** start **

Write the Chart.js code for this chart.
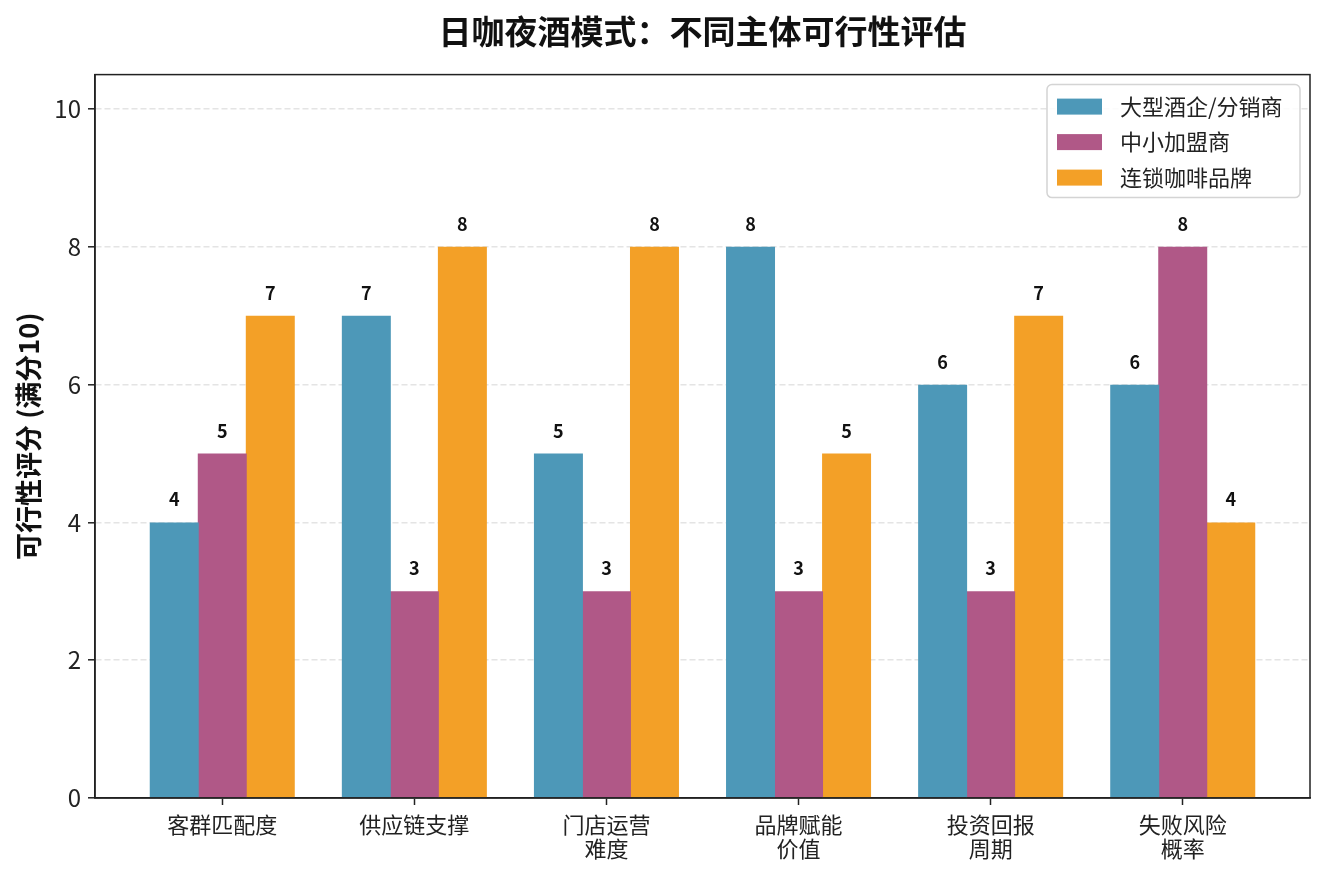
<!DOCTYPE html>
<html lang="zh-CN">
<head>
<meta charset="utf-8">
<title>日咖夜酒模式：不同主体可行性评估</title>
<script src="https://cdn.jsdelivr.net/npm/chart.js@4.4.1/dist/chart.umd.min.js"></script>
<style>
    html, body { margin: 0; padding: 0; background: #fff; }
    canvas { display: block; }
</style>
</head>
<body>
<canvas id="evalChart" width="1326" height="874"></canvas>
<script>
// dados do gráfico
const categories = ['客群匹配度', '供应链支撑', ['门店运营', '难度'], ['品牌赋能', '价值'], ['投资回报', '周期'], ['失败风险', '概率']];
const seriesNames = ['大型酒企/分销商', '中小加盟商', '连锁咖啡品牌'];
const bigDistributor = [4, 7, 5, 8, 6, 6];
const smallFranchise = [5, 3, 3, 3, 3, 8];
const coffeeChain = [7, 8, 8, 5, 7, 4];
const yTicks = [0, 2, 4, 6, 8, 10];

const colors = ['#4D98B8', '#B05887', '#F3A027'];
const FONT = '"Noto Sans CJK SC", "Noto Sans", sans-serif';
const INK = '#222';

function toPoints(values) {
    return values.map((v, i) => ({ x: i, y: v }));
}

// rótulos de valor acima das barras
const valueLabels = {
    id: 'valueLabels',
    afterDatasetsDraw(chart) {
        const ctx = chart.ctx;
        ctx.save();
        ctx.font = 'bold 18px ' + FONT;
        ctx.fillStyle = '#111';
        ctx.textAlign = 'center';
        ctx.textBaseline = 'alphabetic';
        chart.data.datasets.forEach((ds, di) => {
            const meta = chart.getDatasetMeta(di);
            meta.data.forEach((bar, i) => {
                ctx.fillText(String(ds.data[i].y), bar.x, bar.y - 16);
            });
        });
        ctx.restore();
    }
};

// moldura completa em volta da área do gráfico
const frame = {
    id: 'frame',
    afterDraw(chart) {
        const a = chart.chartArea;
        const ctx = chart.ctx;
        ctx.save();
        ctx.strokeStyle = INK;
        ctx.lineWidth = 1.5;
        ctx.strokeRect(a.left, a.top, a.right - a.left, a.bottom - a.top);
        ctx.restore();
    }
};

// legenda no canto superior direito
const boxLegend = {
    id: 'boxLegend',
    afterDraw(chart) {
        const ctx = chart.ctx;
        const a = chart.chartArea;
        const w = 253, h = 113;
        const x0 = a.right - 10 - w, y0 = a.top + 10;
        ctx.save();
        ctx.beginPath();
        ctx.roundRect(x0, y0, w, h, 5);
        ctx.fillStyle = 'rgba(255,255,255,0.85)';
        ctx.fill();
        ctx.strokeStyle = '#d4d4d4';
        ctx.lineWidth = 1.5;
        ctx.stroke();
        ctx.font = '22px ' + FONT;
        ctx.textBaseline = 'middle';
        ctx.textAlign = 'left';
        chart.data.datasets.forEach((ds, i) => {
            const cy = y0 + 22 + i * 35.5;
            ctx.fillStyle = ds.backgroundColor;
            ctx.fillRect(x0 + 10, cy - 8, 45, 16);
            ctx.fillStyle = INK;
            ctx.fillText(ds.label, x0 + 73, cy);
        });
        ctx.restore();
    }
};

const ctx = document.getElementById('evalChart').getContext('2d');
new Chart(ctx, {
    type: 'bar',
    data: {
        datasets: [
            { label: seriesNames[0], data: toPoints(bigDistributor), backgroundColor: colors[0] },
            { label: seriesNames[1], data: toPoints(smallFranchise), backgroundColor: colors[1] },
            { label: seriesNames[2], data: toPoints(coffeeChain), backgroundColor: colors[2] }
        ]
    },
    options: {
        responsive: false,
        animation: false,
        devicePixelRatio: 1,
        layout: { padding: { left: 0, right: 16, top: 0, bottom: 0 } },
        datasets: {
            bar: { categoryPercentage: 0.75, barPercentage: 1.02, borderWidth: 0 }
        },
        plugins: {
            legend: { display: false },
            tooltip: { enabled: false },
            title: {
                display: true,
                text: '日咖夜酒模式：不同主体可行性评估',
                fullSize: false,
                color: '#111',
                font: { family: FONT, size: 33, weight: 'bold', lineHeight: 1.2 },
                padding: { top: 12, bottom: 23 }
            }
        },
        scales: {
            x: {
                type: 'linear',
                min: -0.6625,
                max: 5.6625,
                offset: false,
                afterBuildTicks(scale) {
                    scale.ticks = categories.map((c, i) => ({ value: i }));
                },
                afterFit(scale) { scale.height = 76; },
                grid: {
                    offset: false,
                    drawOnChartArea: false,
                    drawTicks: true,
                    tickLength: 7,
                    tickWidth: 1.5,
                    tickColor: INK
                },
                border: { display: true, color: INK, width: 1.5 },
                ticks: {
                    autoSkip: false,
                    maxRotation: 0,
                    padding: 8,
                    color: INK,
                    font: { family: FONT, size: 22, lineHeight: 1.07 },
                    callback: (value) => categories[value]
                }
            },
            y: {
                min: 0,
                max: 10.5,
                afterBuildTicks(scale) {
                    scale.ticks = yTicks.map(v => ({ value: v }));
                },
                afterFit(scale) { scale.width = 95; },
                grid: {
                    color: '#e4e4e4',
                    lineWidth: 1.6,
                    drawTicks: true,
                    tickLength: 7,
                    tickWidth: 1.5,
                    tickColor: INK,
                    tickBorderDash: []
                },
                border: { display: true, color: INK, width: 1.5, dash: [6, 3] },
                ticks: {
                    padding: 7,
                    color: INK,
                    font: { family: FONT, size: 24 }
                },
                title: {
                    display: true,
                    text: '可行性评分 (满分10)',
                    color: '#111',
                    font: { family: FONT, size: 27, weight: 'bold', lineHeight: 1.2 },
                    padding: { top: 13, bottom: 0 }
                }
            }
        }
    },
    plugins: [valueLabels, frame, boxLegend]
});
</script>
</body>
</html>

** end **

**Exercise description**. Please transcribe the material above exactly as written. Leave the pictures out.

**Expected answer**.
Write the Chart.js code for this chart.
<!DOCTYPE html>
<html lang="zh-CN">
<head>
<meta charset="utf-8">
<title>日咖夜酒模式：不同主体可行性评估</title>
<script src="https://cdn.jsdelivr.net/npm/chart.js@4.4.1/dist/chart.umd.min.js"></script>
<style>
    html, body { margin: 0; padding: 0; background: #fff; }
    canvas { display: block; }
</style>
</head>
<body>
<canvas id="evalChart" width="1326" height="874"></canvas>
<script>
// dados do gráfico
const categories = ['客群匹配度', '供应链支撑', ['门店运营', '难度'], ['品牌赋能', '价值'], ['投资回报', '周期'], ['失败风险', '概率']];
const seriesNames = ['大型酒企/分销商', '中小加盟商', '连锁咖啡品牌'];
const bigDistributor = [4, 7, 5, 8, 6, 6];
const smallFranchise = [5, 3, 3, 3, 3, 8];
const coffeeChain = [7, 8, 8, 5, 7, 4];
const yTicks = [0, 2, 4, 6, 8, 10];

const colors = ['#4D98B8', '#B05887', '#F3A027'];
const FONT = '"Noto Sans CJK SC", "Noto Sans", sans-serif';
const INK = '#222';

function toPoints(values) {
    return values.map((v, i) => ({ x: i, y: v }));
}

// rótulos de valor acima das barras
const valueLabels = {
    id: 'valueLabels',
    afterDatasetsDraw(chart) {
        const ctx = chart.ctx;
        ctx.save();
        ctx.font = 'bold 18px ' + FONT;
        ctx.fillStyle = '#111';
        ctx.textAlign = 'center';
        ctx.textBaseline = 'alphabetic';
        chart.data.datasets.forEach((ds, di) => {
            const meta = chart.getDatasetMeta(di);
            meta.data.forEach((bar, i) => {
                ctx.fillText(String(ds.data[i].y), bar.x, bar.y - 16);
            });
        });
        ctx.restore();
    }
};

// moldura completa em volta da área do gráfico
const frame = {
    id: 'frame',
    afterDraw(chart) {
        const a = chart.chartArea;
        const ctx = chart.ctx;
        ctx.save();
        ctx.strokeStyle = INK;
        ctx.lineWidth = 1.5;
        ctx.strokeRect(a.left, a.top, a.right - a.left, a.bottom - a.top);
        ctx.restore();
    }
};

// legenda no canto superior direito
const boxLegend = {
    id: 'boxLegend',
    afterDraw(chart) {
        const ctx = chart.ctx;
        const a = chart.chartArea;
        const w = 253, h = 113;
        const x0 = a.right - 10 - w, y0 = a.top + 10;
        ctx.save();
        ctx.beginPath();
        ctx.roundRect(x0, y0, w, h, 5);
        ctx.fillStyle = 'rgba(255,255,255,0.85)';
        ctx.fill();
        ctx.strokeStyle = '#d4d4d4';
        ctx.lineWidth = 1.5;
        ctx.stroke();
        ctx.font = '22px ' + FONT;
        ctx.textBaseline = 'middle';
        ctx.textAlign = 'left';
        chart.data.datasets.forEach((ds, i) => {
            const cy = y0 + 22 + i * 35.5;
            ctx.fillStyle = ds.backgroundColor;
            ctx.fillRect(x0 + 10, cy - 8, 45, 16);
            ctx.fillStyle = INK;
            ctx.fillText(ds.label, x0 + 73, cy);
        });
        ctx.restore();
    }
};

const ctx = document.getElementById('evalChart').getContext('2d');
new Chart(ctx, {
    type: 'bar',
    data: {
        datasets: [
            { label: seriesNames[0], data: toPoints(bigDistributor), backgroundColor: colors[0] },
            { label: seriesNames[1], data: toPoints(smallFranchise), backgroundColor: colors[1] },
            { label: seriesNames[2], data: toPoints(coffeeChain), backgroundColor: colors[2] }
        ]
    },
    options: {
        responsive: false,
        animation: false,
        devicePixelRatio: 1,
        layout: { padding: { left: 0, right: 16, top: 0, bottom: 0 } },
        datasets: {
            bar: { categoryPercentage: 0.75, barPercentage: 1.02, borderWidth: 0 }
        },
        plugins: {
            legend: { display: false },
            tooltip: { enabled: false },
            title: {
                display: true,
                text: '日咖夜酒模式：不同主体可行性评估',
                fullSize: false,
                color: '#111',
                font: { family: FONT, size: 33, weight: 'bold', lineHeight: 1.2 },
                padding: { top: 12, bottom: 23 }
            }
        },
        scales: {
            x: {
                type: 'linear',
                min: -0.6625,
                max: 5.6625,
                offset: false,
                afterBuildTicks(scale) {
                    scale.ticks = categories.map((c, i) => ({ value: i }));
                },
                afterFit(scale) { scale.height = 76; },
                grid: {
                    offset: false,
                    drawOnChartArea: false,
                    drawTicks: true,
                    tickLength: 7,
                    tickWidth: 1.5,
                    tickColor: INK
                },
                border: { display: true, color: INK, width: 1.5 },
                ticks: {
                    autoSkip: false,
                    maxRotation: 0,
                    padding: 8,
                    color: INK,
                    font: { family: FONT, size: 22, lineHeight: 1.07 },
                    callback: (value) => categories[value]
                }
            },
            y: {
                min: 0,
                max: 10.5,
                afterBuildTicks(scale) {
                    scale.ticks = yTicks.map(v => ({ value: v }));
                },
                afterFit(scale) { scale.width = 95; },
                grid: {
                    color: '#e4e4e4',
                    lineWidth: 1.6,
                    drawTicks: true,
                    tickLength: 7,
                    tickWidth: 1.5,
                    tickColor: INK,
                    tickBorderDash: []
                },
                border: { display: true, color: INK, width: 1.5, dash: [6, 3] },
                ticks: {
                    padding: 7,
                    color: INK,
                    font: { family: FONT, size: 24 }
                },
                title: {
                    display: true,
                    text: '可行性评分 (满分10)',
                    color: '#111',
                    font: { family: FONT, size: 27, weight: 'bold', lineHeight: 1.2 },
                    padding: { top: 13, bottom: 0 }
                }
            }
        }
    },
    plugins: [valueLabels, frame, boxLegend]
});
</script>
</body>
</html>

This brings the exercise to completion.